Thursday, April 28, 2016

Rated Moderate?

I am rated on multiple factors during the year including the following:
  • Classrooom Observations
  • Narrative and evidence that proves I've done well with student learning, professional learning, curriculum and assessment, teaching all students, family and community engagement, and professional culture.
  • District determined measures that rate my work.
  • Standardized tests. 
This is not only the time of year when we give students lot of standardized tests, it's also the time of year when we are rated as educators.

I work a lot (probably too much). One reason I work a lot is so that I can try out new ideas. If I just worked the regular hours, I couldn't meet all the expectations of the system and develop my craft too. The only way I can grow is to do more, so I do because I believe greatly in developing what we can do in schools in very positive, proactive ways.

So today when I learned that I've been rated "moderate" on one of our District Determined Measures (DDMs), I became deflated. I knew I was going to be rated on this assessment. I also knew that many of the questions on the assessment are not a part of the current Common Core Standards for our grade-level so that for students to do well on this test meant moving from the expected curriculum down a large number of other content paths. I thought of clever ways that I could teach the expected subject matter and weave in the new content too. I worked really hard at this and coached students. Most students scored way above the grade level and all but a couple out of 68 students demonstrated growth, growth that was greater than the national mean. I was delighted with this result and so were parents when they looked over the scores. I felt like I could then go back and work on the expected curriculum with greater depth.

Then I got the rating scale, a scale that is based on how teachers and students do in our system, not a scale based on national means. It turns out that the growth I was so happy with and the work I, and others, put into this was "moderate" - that's all. No thanks for your extra effort or good job in helping every child grow, just "moderate." 

Now this didn't come from the building leader, but from other sources, and like most teachers, I'm not super teacher. I go to work every day and do my best. I engage in substantial professional development, and I continually develop my program with the best interests of students in mind.

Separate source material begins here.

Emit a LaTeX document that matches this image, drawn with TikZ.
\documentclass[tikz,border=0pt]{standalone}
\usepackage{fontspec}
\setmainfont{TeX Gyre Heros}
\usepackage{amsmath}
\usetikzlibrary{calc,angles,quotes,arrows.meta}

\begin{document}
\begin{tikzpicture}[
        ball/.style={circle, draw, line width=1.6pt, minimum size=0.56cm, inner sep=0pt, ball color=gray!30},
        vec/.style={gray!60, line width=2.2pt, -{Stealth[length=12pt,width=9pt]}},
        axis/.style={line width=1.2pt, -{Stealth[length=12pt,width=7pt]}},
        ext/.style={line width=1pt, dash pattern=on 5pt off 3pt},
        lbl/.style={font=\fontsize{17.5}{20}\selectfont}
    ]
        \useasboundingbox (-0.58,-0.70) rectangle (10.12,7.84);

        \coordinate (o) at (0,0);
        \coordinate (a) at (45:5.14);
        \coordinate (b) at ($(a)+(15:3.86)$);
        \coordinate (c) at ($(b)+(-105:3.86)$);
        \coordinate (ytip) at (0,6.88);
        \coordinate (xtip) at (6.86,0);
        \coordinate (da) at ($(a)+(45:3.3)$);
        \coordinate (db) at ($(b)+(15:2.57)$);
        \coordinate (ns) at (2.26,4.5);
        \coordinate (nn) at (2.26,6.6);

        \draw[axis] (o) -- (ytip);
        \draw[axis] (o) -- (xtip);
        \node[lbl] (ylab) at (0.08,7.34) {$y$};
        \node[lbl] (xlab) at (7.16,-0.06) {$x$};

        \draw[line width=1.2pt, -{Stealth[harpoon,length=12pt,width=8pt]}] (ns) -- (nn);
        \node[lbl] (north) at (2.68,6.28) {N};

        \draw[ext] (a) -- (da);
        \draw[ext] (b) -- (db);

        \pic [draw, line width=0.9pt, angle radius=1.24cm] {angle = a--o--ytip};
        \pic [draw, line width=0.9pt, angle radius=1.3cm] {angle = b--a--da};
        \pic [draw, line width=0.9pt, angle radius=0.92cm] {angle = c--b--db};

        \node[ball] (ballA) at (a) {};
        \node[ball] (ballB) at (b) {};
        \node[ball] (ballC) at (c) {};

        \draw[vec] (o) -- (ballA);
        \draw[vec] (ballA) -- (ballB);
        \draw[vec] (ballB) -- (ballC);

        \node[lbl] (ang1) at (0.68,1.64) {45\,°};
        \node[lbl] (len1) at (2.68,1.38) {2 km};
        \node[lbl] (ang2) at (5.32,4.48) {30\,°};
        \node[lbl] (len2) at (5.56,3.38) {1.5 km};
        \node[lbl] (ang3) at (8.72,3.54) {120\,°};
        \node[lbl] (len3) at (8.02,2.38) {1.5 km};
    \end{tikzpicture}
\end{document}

However, this "moderate" makes me wonder a lot about how we use rating scales. First, it makes me realize how demeaning these scales can be. Second, it makes me feel "small" as while I know how my students did, I don't know how anyone else did. I have no idea where I fit into the system achievement except for the fact that I'm "moderate." Yet my leaders know well where I fit in, and that feels uncomfortable not knowing, while those that lead me do. And, it makes me realize how my hard working, persevering students feel when they've been rated "moderate" even though they did their best and gave it their all every day. I'm also curious about the validity of my measure. For example one child who showed no growth, got 3 wrong on the first test and 3 wrong on the second test--just three problems wrong and he rated towards the top of the test scale both times. Another child scored 100% and showed good growth, but just think if the test had a further reach with more problems he may have shown even more growth.

Last year, my math colleague and I scored similarly to the way I scored this year. We were delighted in how well the students did, and both somewhat deflated when we learned of our "moderate" rating.

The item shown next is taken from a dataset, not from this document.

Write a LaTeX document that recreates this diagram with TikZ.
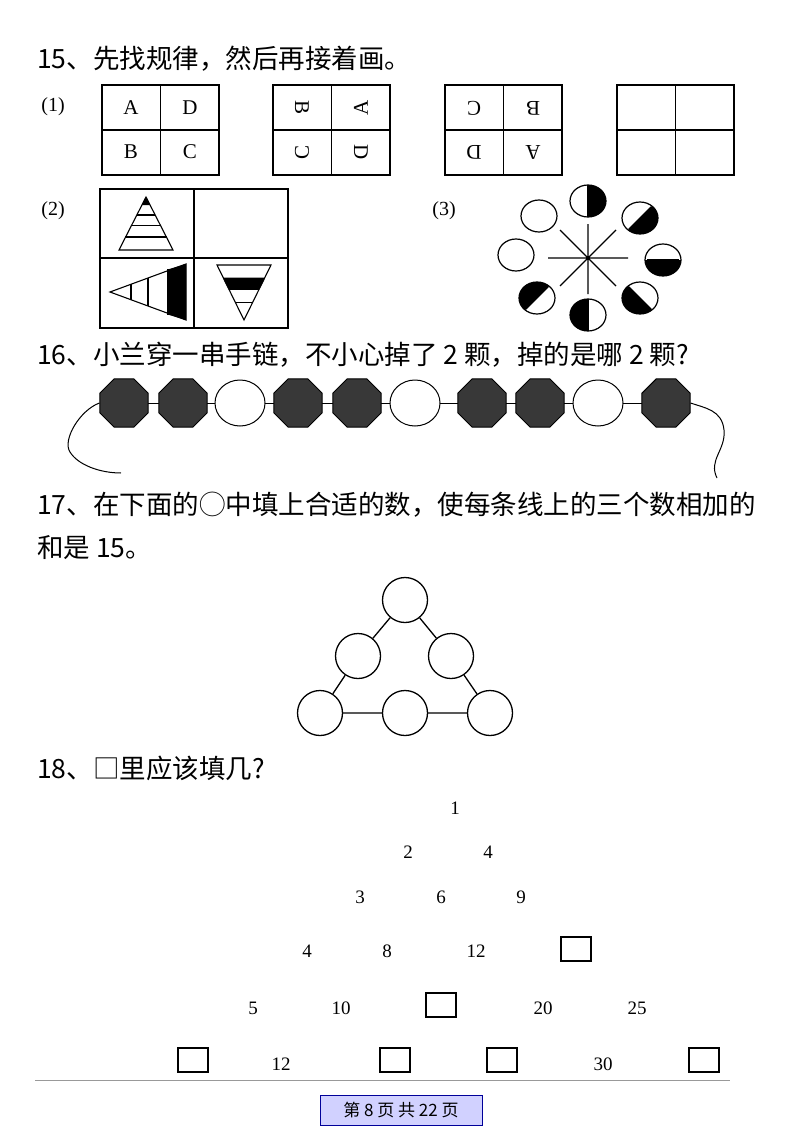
\documentclass[tikz,border=0pt]{standalone}
\usepackage{fontspec}
\setmainfont{Liberation Serif}
\newfontfamily\cjk{Noto Sans CJK SC}
\usetikzlibrary{shapes.geometric}
\begin{document}
\begin{tikzpicture}[x=1pt,y=-1pt,
  title/.style={anchor=base west,inner sep=0,font=\cjk\fontsize{26.5}{30}\selectfont},
  lbl/.style={font=\fontsize{20}{24}\selectfont,inner sep=0},
  let/.style={font=\fontsize{21}{24}\selectfont,inner sep=0},
  num/.style={font=\fontsize{19}{22}\selectfont,inner sep=0},
  gridline/.style={line width=1.6pt},
  qbox/.style={draw,line width=1.2pt,minimum width=30pt,minimum height=24pt,inner sep=0},
  dark/.style={draw,line width=1pt,fill=black!78,regular polygon,regular polygon sides=8,minimum size=52pt,inner sep=0},
  pearl/.style={draw,line width=1pt,fill=white,ellipse,minimum width=50pt,minimum height=46pt,inner sep=0},
  ring/.style={draw,line width=1.3pt,circle,minimum size=45pt,inner sep=0,fill=white}]
\useasboundingbox (0,0) rectangle (800,1132);
\fill[white] (0,0) rectangle (800,1132);

% ---- 15
\node[title] (t15) at (37,68) {15、先找规律，然后再接着画。};
\node[lbl] (l1) at (53,107) {(1)};
\foreach \gx/\ra/\a/\rb/\b/\rc/\c/\rd/\d [count=\i] in {102/0/A/0/D/0/B/0/C,273/-90/B/90/A/90/C/-90/D,445/180/C/180/B/180/D/180/A,617/0/{}/0/{}/0/{}/0/{}}{
  \draw[gridline] (\gx,85) rectangle (\gx+117,175);
  \draw[gridline] (\gx+58.5,85) -- (\gx+58.5,175);
  \draw[gridline] (\gx,130) -- (\gx+117,130);
  \node[let,rotate=\ra] (g\i a) at (\gx+29,108) {\a};
  \node[let,rotate=\rb] (g\i b) at (\gx+88,108) {\b};
  \node[let,rotate=\rc] (g\i c) at (\gx+29,152) {\c};
  \node[let,rotate=\rd] (g\i d) at (\gx+88,152) {\d};
}

% ---- (2)
\node[lbl] (l2) at (53,211) {(2)};
\draw[gridline] (100,189) rectangle (288,328);
\draw[gridline] (194,189) -- (194,328);
\draw[gridline] (100,258) -- (288,258);
% upright triangle
\fill (146,197) -- (141.9,205) -- (150.1,205) -- cycle;
\draw[line width=1.1pt] (146,197) -- (119,250) -- (173,250) -- cycle;
\draw[line width=1.1pt] (136.8,215) -- (155.2,215) (131.4,225.5) -- (160.6,225.5) (125.4,237) -- (166.6,237);
% left-pointing triangle
\fill (168,269.4) -- (186,264) -- (186,320) -- (168,314.6) -- cycle;
\draw[line width=1.1pt] (110,292) -- (186,264) -- (186,320) -- cycle;
\draw[line width=1.1pt] (131,284.3) -- (131,299.7) (148,277.9) -- (148,306.1) (168,269.4) -- (168,314.6);
% inverted triangle
\fill (222.8,277.6) -- (265.2,277.6) -- (259.2,289.8) -- (228.8,289.8) -- cycle;
\draw[line width=1.1pt] (217,265) -- (271,265) -- (244,320) -- cycle;
\draw[line width=1.1pt] (235.3,302.4) -- (252.7,302.4);

% ---- (3)
\node[lbl] (l3) at (444,211) {(3)};
\coordinate (cc) at (588,258);
\draw[line width=1.2pt] (548,258) -- (628,258) (588,224) -- (588,294)
  (560,230) -- (616,286) (560,286) -- (616,230);
\foreach \x/\y/\ang/\blk in {588/201/0/1,640/218/-45/1,663/260/-90/1,640/298/-135/1,588/315/180/1,537/298/135/1,516/255/0/0,539/216/0/0}{
  \begin{scope}[shift={(\x,\y)}]
    \fill[white] (0,0) ellipse (18 and 16);
    \ifnum\blk=1
      \begin{scope}
        \clip (0,0) ellipse (18 and 16);
        \fill[rotate=\ang] (0,-22) rectangle (22,22);
      \end{scope}
      \draw[line width=1.1pt,rotate=\ang] (0,-16) -- (0,16);
    \fi
    \draw[line width=1.2pt] (0,0) ellipse (18 and 16);
  \end{scope}
}

% ---- 16
\node[title] (t16) at (37,364) {16、小兰穿一串手链，不小心掉了 2 颗，掉的是哪 2 颗?};
\draw[line width=1pt] (100,403) -- (690,403);
\node[dark] (b1) at (124,403) {};
\node[dark] (b2) at (183,403) {};
\node[pearl] (b3) at (240,403) {};
\node[dark] (b4) at (298,403) {};
\node[dark] (b5) at (357,403) {};
\node[pearl] (b6) at (415,403) {};
\node[dark] (b7) at (482,403) {};
\node[dark] (b8) at (540,403) {};
\node[pearl] (b9) at (598,403) {};
\node[dark] (b10) at (666,403) {};
\coordinate (e1) at (121,473);
\coordinate (e2) at (717,478);
\draw[line width=1pt] (b1.west) .. controls (80,410) and (62,440) .. (70,452) .. controls (78,465) and (100,473) .. (e1);
\draw[line width=1pt] (b10.east) .. controls (705,408) and (722,410) .. (724,430) .. controls (726,450) and (708,460) .. (e2);

% ---- 17
\node[title] (t17a) at (37,514) {17、在下面的◯中填上合适的数，使每条线上的三个数相加的};
\node[title] (t17b) at (37,557) {和是 15。};
\node[ring] (c1) at (405,600) {};
\node[ring] (c2) at (358,656) {};
\node[ring] (c3) at (451,656) {};
\node[ring] (c4) at (320,713) {};
\node[ring] (c5) at (405,713) {};
\node[ring] (c6) at (490,713) {};
\draw[line width=1.3pt] (c1) -- (c2) (c2) -- (c4) (c1) -- (c3) (c3) -- (c6) (c4) -- (c5) (c5) -- (c6);

% ---- 18
\node[title] (t18) at (37,778) {18、□里应该填几?};
\node[num] (n11) at (455,808) {1};
\node[num] (n21) at (408,852) {2};
\node[num] (n22) at (488,852) {4};
\node[num] (n31) at (360,897) {3};
\node[num] (n32) at (441,897) {6};
\node[num] (n33) at (521,897) {9};
\node[num] (n41) at (307,951) {4};
\node[num] (n42) at (387,951) {8};
\node[num] (n43) at (476,951) {12};
\node[qbox] (q41) at (576,949) {};
\node[num] (n51) at (253,1008) {5};
\node[num] (n52) at (341,1008) {10};
\node[qbox] (q51) at (441,1005) {};
\node[num] (n54) at (543,1008) {20};
\node[num] (n55) at (637,1008) {25};
\node[qbox] (q61) at (193,1060) {};
\node[num] (n62) at (281,1064) {12};
\node[qbox] (q63) at (395,1060) {};
\node[qbox] (q64) at (502,1060) {};
\node[num] (n65) at (603,1064) {30};
\node[qbox] (q66) at (704,1060) {};

% ---- footer
\draw[black!40,line width=0.8pt] (35,1080) -- (730,1080);
\node[draw=blue!60!black,fill=blue!18,line width=0.8pt,minimum width=162pt,minimum height=30pt,inner sep=0,
  font=\cjk\fontsize{17}{20}\selectfont] (foot) at (401,1110) {第 8 页 共 22 页};
\end{tikzpicture}
\end{document}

I guess one high point is that since this rating system was put in place our systemwide average for the test has steadily risen. Teachers know they'll be rated and they do what they can to get good scores because they don't want to suffer the consequences of bad scores. Yet, I worry about what this kind of rating does for students, classrooms, and teachers--does it uplift us or hinder the fine, creative work possible.

I believe our focus should be on progression rather than rating performance and judging one teacher against another. As we coach growth mindsets and an attitude towards positive progression in children, it should be the same for teachers. Instead of rating me "moderate" what I would do instead of a rating would be to look closely at the data. To tease out which individuals and groups that I teach are making substantial progress and which groups that I and others lead are making less progress. Rather than "moderate" I'd like to focus in on those groups with our best collective analysis, skill, and ability to help those students achieve more. That would be a meaningful result--a point to develop whereas moderate just puts you in the teacher line, and is it stands now I'm in the middle--I wonder how many people are on either side of the line?